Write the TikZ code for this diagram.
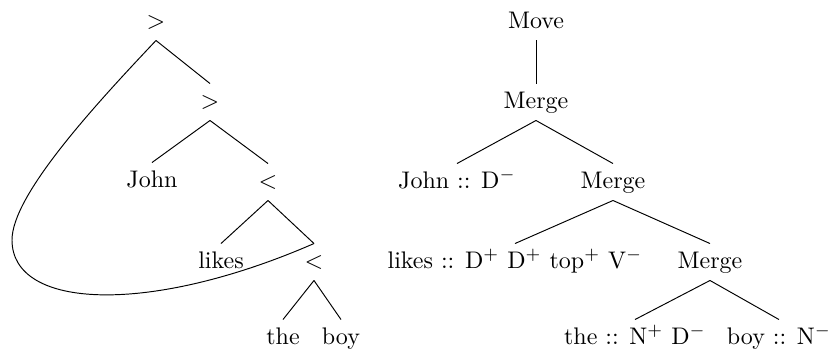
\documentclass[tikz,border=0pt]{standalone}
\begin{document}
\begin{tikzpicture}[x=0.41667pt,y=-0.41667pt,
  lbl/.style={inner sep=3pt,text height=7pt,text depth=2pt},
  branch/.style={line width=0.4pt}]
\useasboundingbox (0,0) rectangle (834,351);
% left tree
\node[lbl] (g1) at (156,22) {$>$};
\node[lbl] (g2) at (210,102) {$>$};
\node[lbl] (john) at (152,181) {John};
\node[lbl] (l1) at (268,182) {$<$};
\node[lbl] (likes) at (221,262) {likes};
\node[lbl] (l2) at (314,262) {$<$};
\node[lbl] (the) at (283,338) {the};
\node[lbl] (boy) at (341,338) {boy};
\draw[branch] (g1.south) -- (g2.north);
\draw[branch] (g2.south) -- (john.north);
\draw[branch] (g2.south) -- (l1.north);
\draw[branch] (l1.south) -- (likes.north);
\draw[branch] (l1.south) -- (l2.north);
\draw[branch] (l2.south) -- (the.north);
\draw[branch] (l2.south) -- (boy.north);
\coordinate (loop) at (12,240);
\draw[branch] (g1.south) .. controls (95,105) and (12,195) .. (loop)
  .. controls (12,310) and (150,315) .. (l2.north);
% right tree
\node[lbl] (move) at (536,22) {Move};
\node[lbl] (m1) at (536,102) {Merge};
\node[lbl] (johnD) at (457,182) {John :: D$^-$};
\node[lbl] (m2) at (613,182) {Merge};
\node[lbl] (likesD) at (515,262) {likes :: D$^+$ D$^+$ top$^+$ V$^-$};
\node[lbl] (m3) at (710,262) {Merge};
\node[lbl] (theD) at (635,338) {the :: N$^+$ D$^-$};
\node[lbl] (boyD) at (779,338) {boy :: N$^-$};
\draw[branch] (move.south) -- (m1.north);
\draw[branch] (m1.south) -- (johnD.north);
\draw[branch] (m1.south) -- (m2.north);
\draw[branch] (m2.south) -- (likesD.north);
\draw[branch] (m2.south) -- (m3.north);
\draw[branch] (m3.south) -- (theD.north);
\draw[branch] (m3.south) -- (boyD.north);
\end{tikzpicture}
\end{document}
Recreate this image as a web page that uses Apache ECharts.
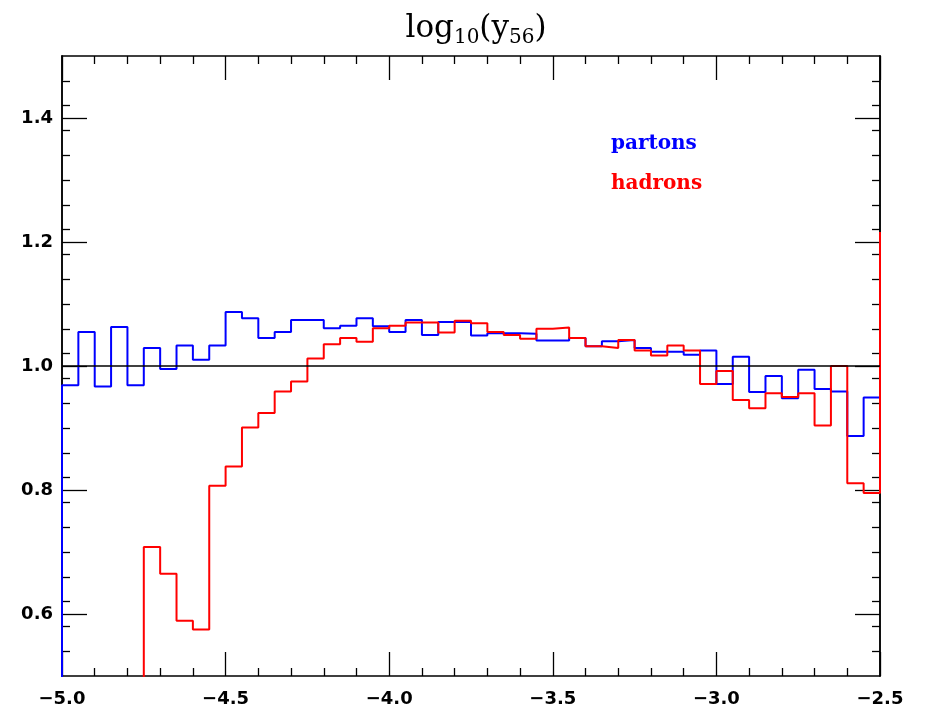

+--

* **Exercise brief**: Copy every line of the data word for word, omitting the images.

* **Exercise answer**:
Write the TikZ code for this diagram.
\documentclass[tikz,border=0pt]{standalone}
\begin{document}
\begin{tikzpicture}[x=0.41667pt,y=-0.41667pt,
  lbl/.style={inner sep=3pt,text height=7pt,text depth=2pt},
  branch/.style={line width=0.4pt}]
\useasboundingbox (0,0) rectangle (834,351);
% left tree
\node[lbl] (g1) at (156,22) {$>$};
\node[lbl] (g2) at (210,102) {$>$};
\node[lbl] (john) at (152,181) {John};
\node[lbl] (l1) at (268,182) {$<$};
\node[lbl] (likes) at (221,262) {likes};
\node[lbl] (l2) at (314,262) {$<$};
\node[lbl] (the) at (283,338) {the};
\node[lbl] (boy) at (341,338) {boy};
\draw[branch] (g1.south) -- (g2.north);
\draw[branch] (g2.south) -- (john.north);
\draw[branch] (g2.south) -- (l1.north);
\draw[branch] (l1.south) -- (likes.north);
\draw[branch] (l1.south) -- (l2.north);
\draw[branch] (l2.south) -- (the.north);
\draw[branch] (l2.south) -- (boy.north);
\coordinate (loop) at (12,240);
\draw[branch] (g1.south) .. controls (95,105) and (12,195) .. (loop)
  .. controls (12,310) and (150,315) .. (l2.north);
% right tree
\node[lbl] (move) at (536,22) {Move};
\node[lbl] (m1) at (536,102) {Merge};
\node[lbl] (johnD) at (457,182) {John :: D$^-$};
\node[lbl] (m2) at (613,182) {Merge};
\node[lbl] (likesD) at (515,262) {likes :: D$^+$ D$^+$ top$^+$ V$^-$};
\node[lbl] (m3) at (710,262) {Merge};
\node[lbl] (theD) at (635,338) {the :: N$^+$ D$^-$};
\node[lbl] (boyD) at (779,338) {boy :: N$^-$};
\draw[branch] (move.south) -- (m1.north);
\draw[branch] (m1.south) -- (johnD.north);
\draw[branch] (m1.south) -- (m2.north);
\draw[branch] (m2.south) -- (likesD.north);
\draw[branch] (m2.south) -- (m3.north);
\draw[branch] (m3.south) -- (theD.north);
\draw[branch] (m3.south) -- (boyD.north);
\end{tikzpicture}
\end{document}
Recreate this image as a web page that uses Apache ECharts.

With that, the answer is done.